Hud's meanness is a petty evil: most of his schemes backfire on him, and in the end he is left alone. His father is dead, the housekeeper has taken the Greyhound, and even de Wilde decides to strike out for some greener grassland where men like Douglas may still be. Unrepentant, Hud gives the nephew a parting shot of philosophy: "The world is so full of crap a man is going to get it sooner or later, whether he is careful or not." Then Hud swaggers into the empty house, opens a can of beer, and slams down the shade on the kitchen door against the sunlight of the late afternoon.

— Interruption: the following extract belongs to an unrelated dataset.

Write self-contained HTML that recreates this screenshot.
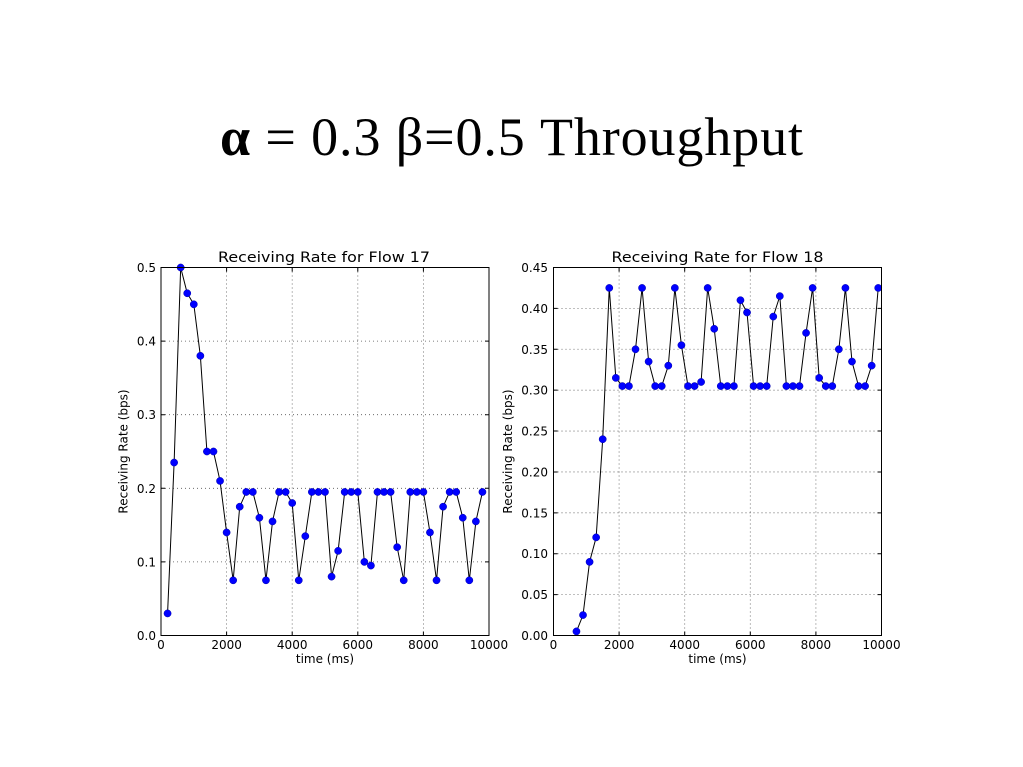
<!DOCTYPE html>
<html>
<head>
<meta charset="utf-8">
<style>
html,body{margin:0;padding:0;background:#fff;}
svg{display:block;}
.tk{font-family:"DejaVu Sans","Liberation Sans",sans-serif;font-size:12px;fill:#000;}
.ttl{font-family:"DejaVu Sans","Liberation Sans",sans-serif;font-size:14.5px;fill:#000;}
.main{font-family:"Liberation Serif","Times New Roman",Times,serif;font-size:54px;fill:#000;}
.grid{stroke:#555;stroke-width:0.8;stroke-dasharray:1,3;fill:none;}
</style>
</head>
<body>
<svg width="1023" height="767" viewBox="0 0 1023 767" xmlns="http://www.w3.org/2000/svg">
<rect width="1023" height="767" fill="#fff"/>
<text class="main" x="220" y="155" textLength="583" lengthAdjust="spacing"><tspan font-weight="bold">α</tspan> = 0.3 β=0.5 Throughput</text>

<!-- LEFT PLOT -->
<g>
<path class="grid" d="M226.6 267.5V635.5M292.2 267.5V635.5M357.8 267.5V635.5M423.4 267.5V635.5M161 561.9H489M161 488.3H489M161 414.7H489M161 341.1H489"/>
<path stroke="#000" stroke-width="1" fill="none" d="M226.6 635.5v-4M292.2 635.5v-4M357.8 635.5v-4M423.4 635.5v-4M226.6 267.5v4M292.2 267.5v4M357.8 267.5v4M423.4 267.5v4M161 561.9h4M161 488.3h4M161 414.7h4M161 341.1h4M489 561.9h-4M489 488.3h-4M489 414.7h-4M489 341.1h-4"/>
<polyline fill="none" stroke="#000" stroke-width="1" points="167.56,613.42 174.12,462.54 180.68,267.5 187.24,293.26 193.8,304.3 200.36,355.82 206.92,451.5 213.48,451.5 220.04,480.94 226.6,532.46 233.16,580.3 239.72,506.7 246.28,491.98 252.84,491.98 259.4,517.74 265.96,580.3 272.52,521.42 279.08,491.98 285.64,491.98 292.2,503.02 298.76,580.3 305.32,536.14 311.88,491.98 318.44,491.98 325,491.98 331.56,576.62 338.12,550.86 344.68,491.98 351.24,491.98 357.8,491.98 364.36,561.9 370.92,565.58 377.48,491.98 384.04,491.98 390.6,491.98 397.16,547.18 403.72,580.3 410.28,491.98 416.84,491.98 423.4,491.98 429.96,532.46 436.52,580.3 443.08,506.7 449.64,491.98 456.2,491.98 462.76,517.74 469.32,580.3 475.88,521.42 482.44,491.98"/>
<g fill="#0000ff" stroke="#0000aa" stroke-width="0.5">
<circle cx="167.56" cy="613.42" r="3.6"/><circle cx="174.12" cy="462.54" r="3.6"/><circle cx="180.68" cy="267.5" r="3.6"/><circle cx="187.24" cy="293.26" r="3.6"/><circle cx="193.8" cy="304.3" r="3.6"/><circle cx="200.36" cy="355.82" r="3.6"/><circle cx="206.92" cy="451.5" r="3.6"/><circle cx="213.48" cy="451.5" r="3.6"/><circle cx="220.04" cy="480.94" r="3.6"/><circle cx="226.6" cy="532.46" r="3.6"/><circle cx="233.16" cy="580.3" r="3.6"/><circle cx="239.72" cy="506.7" r="3.6"/><circle cx="246.28" cy="491.98" r="3.6"/><circle cx="252.84" cy="491.98" r="3.6"/><circle cx="259.4" cy="517.74" r="3.6"/><circle cx="265.96" cy="580.3" r="3.6"/><circle cx="272.52" cy="521.42" r="3.6"/><circle cx="279.08" cy="491.98" r="3.6"/><circle cx="285.64" cy="491.98" r="3.6"/><circle cx="292.2" cy="503.02" r="3.6"/><circle cx="298.76" cy="580.3" r="3.6"/><circle cx="305.32" cy="536.14" r="3.6"/><circle cx="311.88" cy="491.98" r="3.6"/><circle cx="318.44" cy="491.98" r="3.6"/><circle cx="325" cy="491.98" r="3.6"/><circle cx="331.56" cy="576.62" r="3.6"/><circle cx="338.12" cy="550.86" r="3.6"/><circle cx="344.68" cy="491.98" r="3.6"/><circle cx="351.24" cy="491.98" r="3.6"/><circle cx="357.8" cy="491.98" r="3.6"/><circle cx="364.36" cy="561.9" r="3.6"/><circle cx="370.92" cy="565.58" r="3.6"/><circle cx="377.48" cy="491.98" r="3.6"/><circle cx="384.04" cy="491.98" r="3.6"/><circle cx="390.6" cy="491.98" r="3.6"/><circle cx="397.16" cy="547.18" r="3.6"/><circle cx="403.72" cy="580.3" r="3.6"/><circle cx="410.28" cy="491.98" r="3.6"/><circle cx="416.84" cy="491.98" r="3.6"/><circle cx="423.4" cy="491.98" r="3.6"/><circle cx="429.96" cy="532.46" r="3.6"/><circle cx="436.52" cy="580.3" r="3.6"/><circle cx="443.08" cy="506.7" r="3.6"/><circle cx="449.64" cy="491.98" r="3.6"/><circle cx="456.2" cy="491.98" r="3.6"/><circle cx="462.76" cy="517.74" r="3.6"/><circle cx="469.32" cy="580.3" r="3.6"/><circle cx="475.88" cy="521.42" r="3.6"/><circle cx="482.44" cy="491.98" r="3.6"/>
</g>
<rect x="161" y="267.5" width="328" height="368" fill="none" stroke="#000" stroke-width="1"/>
<g class="tk" text-anchor="end">
<text x="156" y="640">0.0</text><text x="156" y="566.4">0.1</text><text x="156" y="492.8">0.2</text><text x="156" y="419.2">0.3</text><text x="156" y="345.6">0.4</text><text x="156" y="272">0.5</text>
</g>
<g class="tk" text-anchor="middle">
<text x="161" y="649">0</text><text x="226.6" y="649">2000</text><text x="292.2" y="649">4000</text><text x="357.8" y="649">6000</text><text x="423.4" y="649">8000</text><text x="489" y="649">10000</text>
<text x="325" y="663">time (ms)</text>
</g>
<text class="ttl" x="218" y="262" textLength="212" lengthAdjust="spacingAndGlyphs">Receiving Rate for Flow 17</text>
<text class="tk" text-anchor="middle" transform="translate(127.5,451.5) rotate(-90)">Receiving Rate (bps)</text>
</g>

<!-- RIGHT PLOT -->
<g>
<path class="grid" d="M619.1 267.5V635.5M684.7 267.5V635.5M750.3 267.5V635.5M815.9 267.5V635.5M553.5 594.61H881.5M553.5 553.72H881.5M553.5 512.83H881.5M553.5 471.94H881.5M553.5 431.06H881.5M553.5 390.17H881.5M553.5 349.28H881.5M553.5 308.39H881.5"/>
<path stroke="#000" stroke-width="1" fill="none" d="M619.1 635.5v-4M684.7 635.5v-4M750.3 635.5v-4M815.9 635.5v-4M619.1 267.5v4M684.7 267.5v4M750.3 267.5v4M815.9 267.5v4M553.5 594.61h4M553.5 553.72h4M553.5 512.83h4M553.5 471.94h4M553.5 431.06h4M553.5 390.17h4M553.5 349.28h4M553.5 308.39h4M881.5 594.61h-4M881.5 553.72h-4M881.5 512.83h-4M881.5 471.94h-4M881.5 431.06h-4M881.5 390.17h-4M881.5 349.28h-4M881.5 308.39h-4"/>
<polyline fill="none" stroke="#000" stroke-width="1" points="576.46,631.41 583.02,615.06 589.58,561.9 596.14,537.37 602.7,439.23 609.26,287.94 615.82,377.9 622.38,386.08 628.94,386.08 635.5,349.28 642.06,287.94 648.62,361.54 655.18,386.08 661.74,386.08 668.3,365.63 674.86,287.94 681.42,345.19 687.98,386.08 694.54,386.08 701.1,381.99 707.66,287.94 714.22,328.83 720.78,386.08 727.34,386.08 733.9,386.08 740.46,300.21 747.02,312.48 753.58,386.08 760.14,386.08 766.7,386.08 773.26,316.57 779.82,296.12 786.38,386.08 792.94,386.08 799.5,386.08 806.06,332.92 812.62,287.94 819.18,377.9 825.74,386.08 832.3,386.08 838.86,349.28 845.42,287.94 851.98,361.54 858.54,386.08 865.1,386.08 871.66,365.63 878.22,287.94"/>
<g fill="#0000ff" stroke="#0000aa" stroke-width="0.5">
<circle cx="576.46" cy="631.41" r="3.6"/><circle cx="583.02" cy="615.06" r="3.6"/><circle cx="589.58" cy="561.9" r="3.6"/><circle cx="596.14" cy="537.37" r="3.6"/><circle cx="602.7" cy="439.23" r="3.6"/><circle cx="609.26" cy="287.94" r="3.6"/><circle cx="615.82" cy="377.9" r="3.6"/><circle cx="622.38" cy="386.08" r="3.6"/><circle cx="628.94" cy="386.08" r="3.6"/><circle cx="635.5" cy="349.28" r="3.6"/><circle cx="642.06" cy="287.94" r="3.6"/><circle cx="648.62" cy="361.54" r="3.6"/><circle cx="655.18" cy="386.08" r="3.6"/><circle cx="661.74" cy="386.08" r="3.6"/><circle cx="668.3" cy="365.63" r="3.6"/><circle cx="674.86" cy="287.94" r="3.6"/><circle cx="681.42" cy="345.19" r="3.6"/><circle cx="687.98" cy="386.08" r="3.6"/><circle cx="694.54" cy="386.08" r="3.6"/><circle cx="701.1" cy="381.99" r="3.6"/><circle cx="707.66" cy="287.94" r="3.6"/><circle cx="714.22" cy="328.83" r="3.6"/><circle cx="720.78" cy="386.08" r="3.6"/><circle cx="727.34" cy="386.08" r="3.6"/><circle cx="733.9" cy="386.08" r="3.6"/><circle cx="740.46" cy="300.21" r="3.6"/><circle cx="747.02" cy="312.48" r="3.6"/><circle cx="753.58" cy="386.08" r="3.6"/><circle cx="760.14" cy="386.08" r="3.6"/><circle cx="766.7" cy="386.08" r="3.6"/><circle cx="773.26" cy="316.57" r="3.6"/><circle cx="779.82" cy="296.12" r="3.6"/><circle cx="786.38" cy="386.08" r="3.6"/><circle cx="792.94" cy="386.08" r="3.6"/><circle cx="799.5" cy="386.08" r="3.6"/><circle cx="806.06" cy="332.92" r="3.6"/><circle cx="812.62" cy="287.94" r="3.6"/><circle cx="819.18" cy="377.9" r="3.6"/><circle cx="825.74" cy="386.08" r="3.6"/><circle cx="832.3" cy="386.08" r="3.6"/><circle cx="838.86" cy="349.28" r="3.6"/><circle cx="845.42" cy="287.94" r="3.6"/><circle cx="851.98" cy="361.54" r="3.6"/><circle cx="858.54" cy="386.08" r="3.6"/><circle cx="865.1" cy="386.08" r="3.6"/><circle cx="871.66" cy="365.63" r="3.6"/><circle cx="878.22" cy="287.94" r="3.6"/>
</g>
<rect x="553.5" y="267.5" width="328" height="368" fill="none" stroke="#000" stroke-width="1"/>
<g class="tk" text-anchor="end">
<text x="548" y="640">0.00</text><text x="548" y="599.1">0.05</text><text x="548" y="558.2">0.10</text><text x="548" y="517.3">0.15</text><text x="548" y="476.4">0.20</text><text x="548" y="435.6">0.25</text><text x="548" y="394.7">0.30</text><text x="548" y="353.8">0.35</text><text x="548" y="312.9">0.40</text><text x="548" y="272">0.45</text>
</g>
<g class="tk" text-anchor="middle">
<text x="553.5" y="649">0</text><text x="619.1" y="649">2000</text><text x="684.7" y="649">4000</text><text x="750.3" y="649">6000</text><text x="815.9" y="649">8000</text><text x="881.5" y="649">10000</text>
<text x="717.5" y="663">time (ms)</text>
</g>
<text class="ttl" x="611.5" y="262" textLength="212" lengthAdjust="spacingAndGlyphs">Receiving Rate for Flow 18</text>
<text class="tk" text-anchor="middle" transform="translate(512,451.5) rotate(-90)">Receiving Rate (bps)</text>
</g>
</svg>
</body>
</html>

Hud's producers have created a kind of New Wave western, using simple realism as their strongest tool. They evoke it with sounds: a transistor radio in de Wilde's shirt pocket twanging hillbilly anthems, the slamming of a screen door on a hot night, the screak-screak of the ice-cream freezer on the back porch, the relentless whistling of the wind scorching in off the plains, the brutal whump of the springs of the Cadillac as it guns across the railroad tracks. They also evoke it with the black-and-white camera of Old Master James Wong Howe: Dr. Pepper signs, juke joints, a greased-pig rodeo.

Despite its gimmicky title and selfconscious promotion campaign ("Why Hud?"), the film is on the level, and the four principal actors—Newman, Neal, Douglas, and de Wilde—are so good that they might well form the nucleus of a cinematic repertory company. The point of the picture is as dry and nihilistic as a Panhandle dust storm. Once, when Douglas is berating his son, de Wilde asks: "Why pick on Hud, Grandpa? Nearly everybody around town is like him."